_Description of the task:_
Write out the data below exactly as given, without any of its pictures.

_Information provided:_
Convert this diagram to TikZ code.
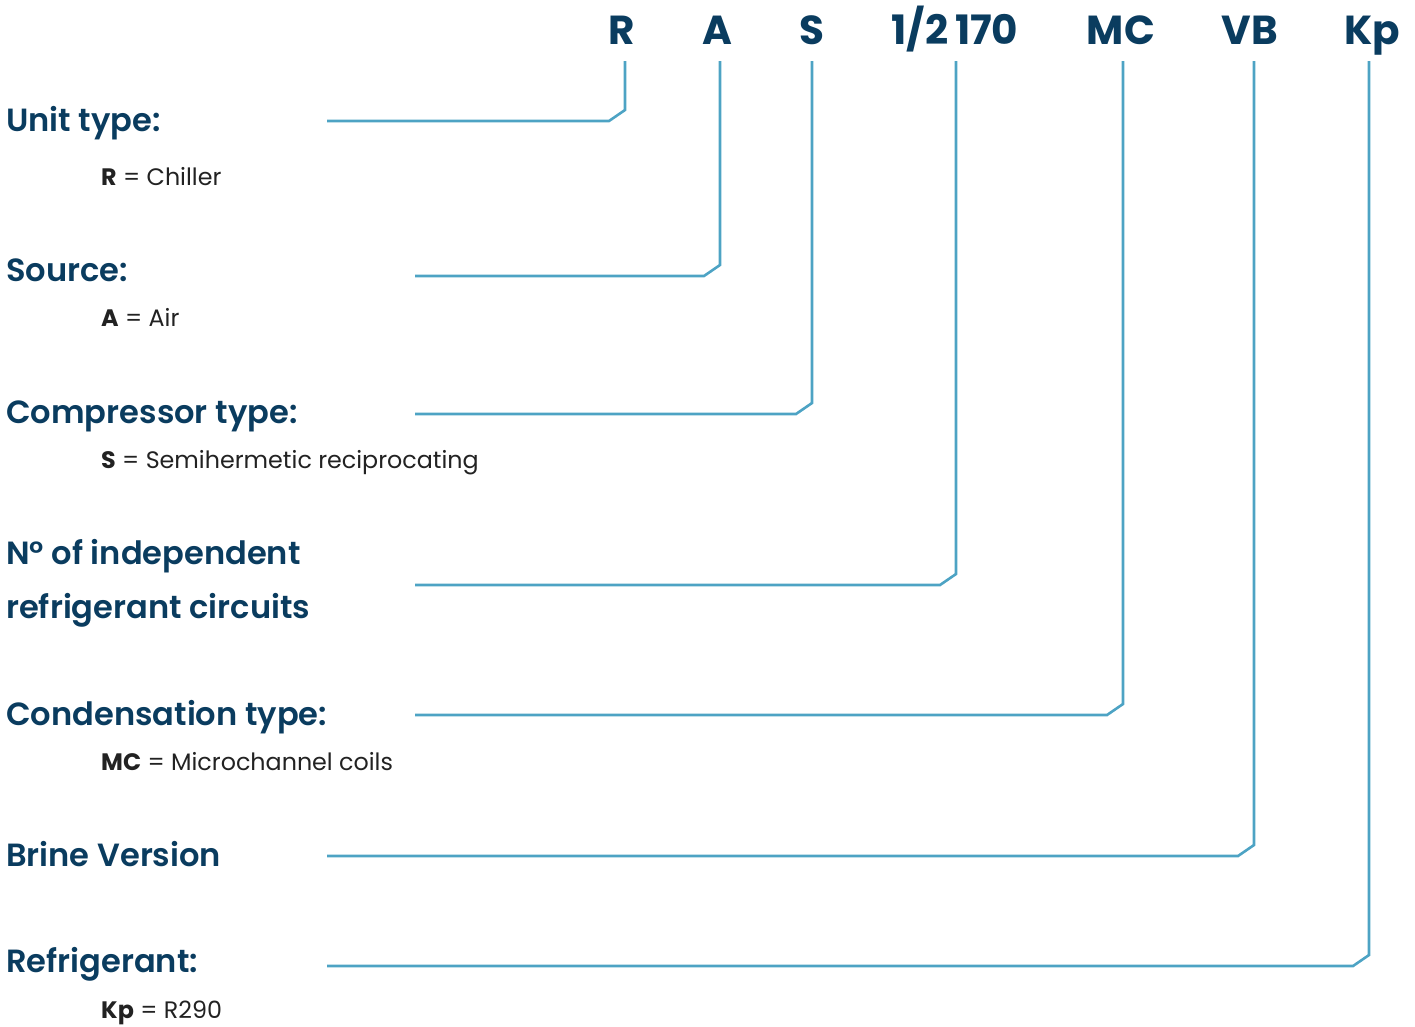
\documentclass[tikz,border=0pt]{standalone}
\usepackage{fontspec}
\setmainfont{Poppins}
\newfontfamily\popsemi{Poppins SemiBold}
\definecolor{navy}{HTML}{0A3C5F}
\definecolor{lineblue}{HTML}{4DA3C4}
\definecolor{txtgray}{HTML}{222222}
\tikzset{
  code/.style={inner sep=0pt, anchor=base, text=navy, font=\fontsize{40.5}{40}\selectfont\bfseries},
  head/.style={inner sep=0pt, anchor=base west, text=navy, font=\fontsize{32.1}{31}\popsemi},
  sub/.style={inner sep=0pt, anchor=base west, text=txtgray, font=\fontsize{23.8}{22}\selectfont},
  conn/.style={draw=lineblue, line width=2.6pt}
}
\begin{document}
\begin{tikzpicture}[x=1pt,y=-1pt]
\useasboundingbox (0,0) rectangle (1415,1026);
% code letters
\node[code] (cR) at (622,44) {R};
\node[code] (cA) at (717,44) {A};
\node[code] (cS) at (812,44) {S};
\node[code] (cN) at (955,44) {1/2\,170};
\node[code] (cMC) at (1121,44) {MC};
\node[code] (cVB) at (1250,44) {VB};
\node[code] (cKp) at (1372,44) {Kp};
% headings
\node[head] (hU) at (6,131) {Unit type:};
\node[sub] (sU) at (101,185) {\textbf{R} = Chiller};
\node[head] (hS) at (6,281) {Source:};
\node[sub] (sS) at (101,326) {\textbf{A} = Air};
\node[head] (hC) at (6,423) {Compressor type:};
\node[sub] (sC) at (101,468) {\textbf{S} = Semihermetic reciprocating};
\node[head] (hN1) at (6,564) {N° of independent};
\node[head] (hN2) at (6,618) {refrigerant circuits};
\node[head] (hM) at (6,725) {Condensation type:};
\node[sub] (sM) at (101,770) {\textbf{MC} = Microchannel coils};
\node[head] (hB) at (6,866) {Brine Version};
\node[head] (hK) at (6,972) {Refrigerant:};
\node[sub] (sK) at (101,1018) {\textbf{Kp} = R290};
% connector endpoints
\coordinate (tR) at (625,61);
\coordinate (tA) at (720,61);
\coordinate (tS) at (812,61);
\coordinate (tN) at (956,61);
\coordinate (tMC) at (1123,61);
\coordinate (tVB) at (1254,61);
\coordinate (tKp) at (1369,61);
\coordinate (eU) at (327,121);
\coordinate (eS) at (415,276);
\coordinate (eC) at (415,414);
\coordinate (eN) at (415,585);
\coordinate (eM) at (415,715);
\coordinate (eB) at (327,856);
\coordinate (eK) at (327,966);
% connectors
\draw[conn] (tR) -- ([yshift=11pt]tR |- eU) -- ([xshift=-16pt]tR |- eU) -- (eU);
\draw[conn] (tA) -- ([yshift=11pt]tA |- eS) -- ([xshift=-16pt]tA |- eS) -- (eS);
\draw[conn] (tS) -- ([yshift=11pt]tS |- eC) -- ([xshift=-16pt]tS |- eC) -- (eC);
\draw[conn] (tN) -- ([yshift=11pt]tN |- eN) -- ([xshift=-16pt]tN |- eN) -- (eN);
\draw[conn] (tMC) -- ([yshift=11pt]tMC |- eM) -- ([xshift=-16pt]tMC |- eM) -- (eM);
\draw[conn] (tVB) -- ([yshift=11pt]tVB |- eB) -- ([xshift=-16pt]tVB |- eB) -- (eB);
\draw[conn] (tKp) -- ([yshift=11pt]tKp |- eK) -- ([xshift=-16pt]tKp |- eK) -- (eK);
\end{tikzpicture}
\end{document}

_The output:_
Convert this diagram to TikZ code.
\documentclass[tikz,border=0pt]{standalone}
\usepackage{fontspec}
\setmainfont{Poppins}
\newfontfamily\popsemi{Poppins SemiBold}
\definecolor{navy}{HTML}{0A3C5F}
\definecolor{lineblue}{HTML}{4DA3C4}
\definecolor{txtgray}{HTML}{222222}
\tikzset{
  code/.style={inner sep=0pt, anchor=base, text=navy, font=\fontsize{40.5}{40}\selectfont\bfseries},
  head/.style={inner sep=0pt, anchor=base west, text=navy, font=\fontsize{32.1}{31}\popsemi},
  sub/.style={inner sep=0pt, anchor=base west, text=txtgray, font=\fontsize{23.8}{22}\selectfont},
  conn/.style={draw=lineblue, line width=2.6pt}
}
\begin{document}
\begin{tikzpicture}[x=1pt,y=-1pt]
\useasboundingbox (0,0) rectangle (1415,1026);
% code letters
\node[code] (cR) at (622,44) {R};
\node[code] (cA) at (717,44) {A};
\node[code] (cS) at (812,44) {S};
\node[code] (cN) at (955,44) {1/2\,170};
\node[code] (cMC) at (1121,44) {MC};
\node[code] (cVB) at (1250,44) {VB};
\node[code] (cKp) at (1372,44) {Kp};
% headings
\node[head] (hU) at (6,131) {Unit type:};
\node[sub] (sU) at (101,185) {\textbf{R} = Chiller};
\node[head] (hS) at (6,281) {Source:};
\node[sub] (sS) at (101,326) {\textbf{A} = Air};
\node[head] (hC) at (6,423) {Compressor type:};
\node[sub] (sC) at (101,468) {\textbf{S} = Semihermetic reciprocating};
\node[head] (hN1) at (6,564) {N° of independent};
\node[head] (hN2) at (6,618) {refrigerant circuits};
\node[head] (hM) at (6,725) {Condensation type:};
\node[sub] (sM) at (101,770) {\textbf{MC} = Microchannel coils};
\node[head] (hB) at (6,866) {Brine Version};
\node[head] (hK) at (6,972) {Refrigerant:};
\node[sub] (sK) at (101,1018) {\textbf{Kp} = R290};
% connector endpoints
\coordinate (tR) at (625,61);
\coordinate (tA) at (720,61);
\coordinate (tS) at (812,61);
\coordinate (tN) at (956,61);
\coordinate (tMC) at (1123,61);
\coordinate (tVB) at (1254,61);
\coordinate (tKp) at (1369,61);
\coordinate (eU) at (327,121);
\coordinate (eS) at (415,276);
\coordinate (eC) at (415,414);
\coordinate (eN) at (415,585);
\coordinate (eM) at (415,715);
\coordinate (eB) at (327,856);
\coordinate (eK) at (327,966);
% connectors
\draw[conn] (tR) -- ([yshift=11pt]tR |- eU) -- ([xshift=-16pt]tR |- eU) -- (eU);
\draw[conn] (tA) -- ([yshift=11pt]tA |- eS) -- ([xshift=-16pt]tA |- eS) -- (eS);
\draw[conn] (tS) -- ([yshift=11pt]tS |- eC) -- ([xshift=-16pt]tS |- eC) -- (eC);
\draw[conn] (tN) -- ([yshift=11pt]tN |- eN) -- ([xshift=-16pt]tN |- eN) -- (eN);
\draw[conn] (tMC) -- ([yshift=11pt]tMC |- eM) -- ([xshift=-16pt]tMC |- eM) -- (eM);
\draw[conn] (tVB) -- ([yshift=11pt]tVB |- eB) -- ([xshift=-16pt]tVB |- eB) -- (eB);
\draw[conn] (tKp) -- ([yshift=11pt]tKp |- eK) -- ([xshift=-16pt]tKp |- eK) -- (eK);
\end{tikzpicture}
\end{document}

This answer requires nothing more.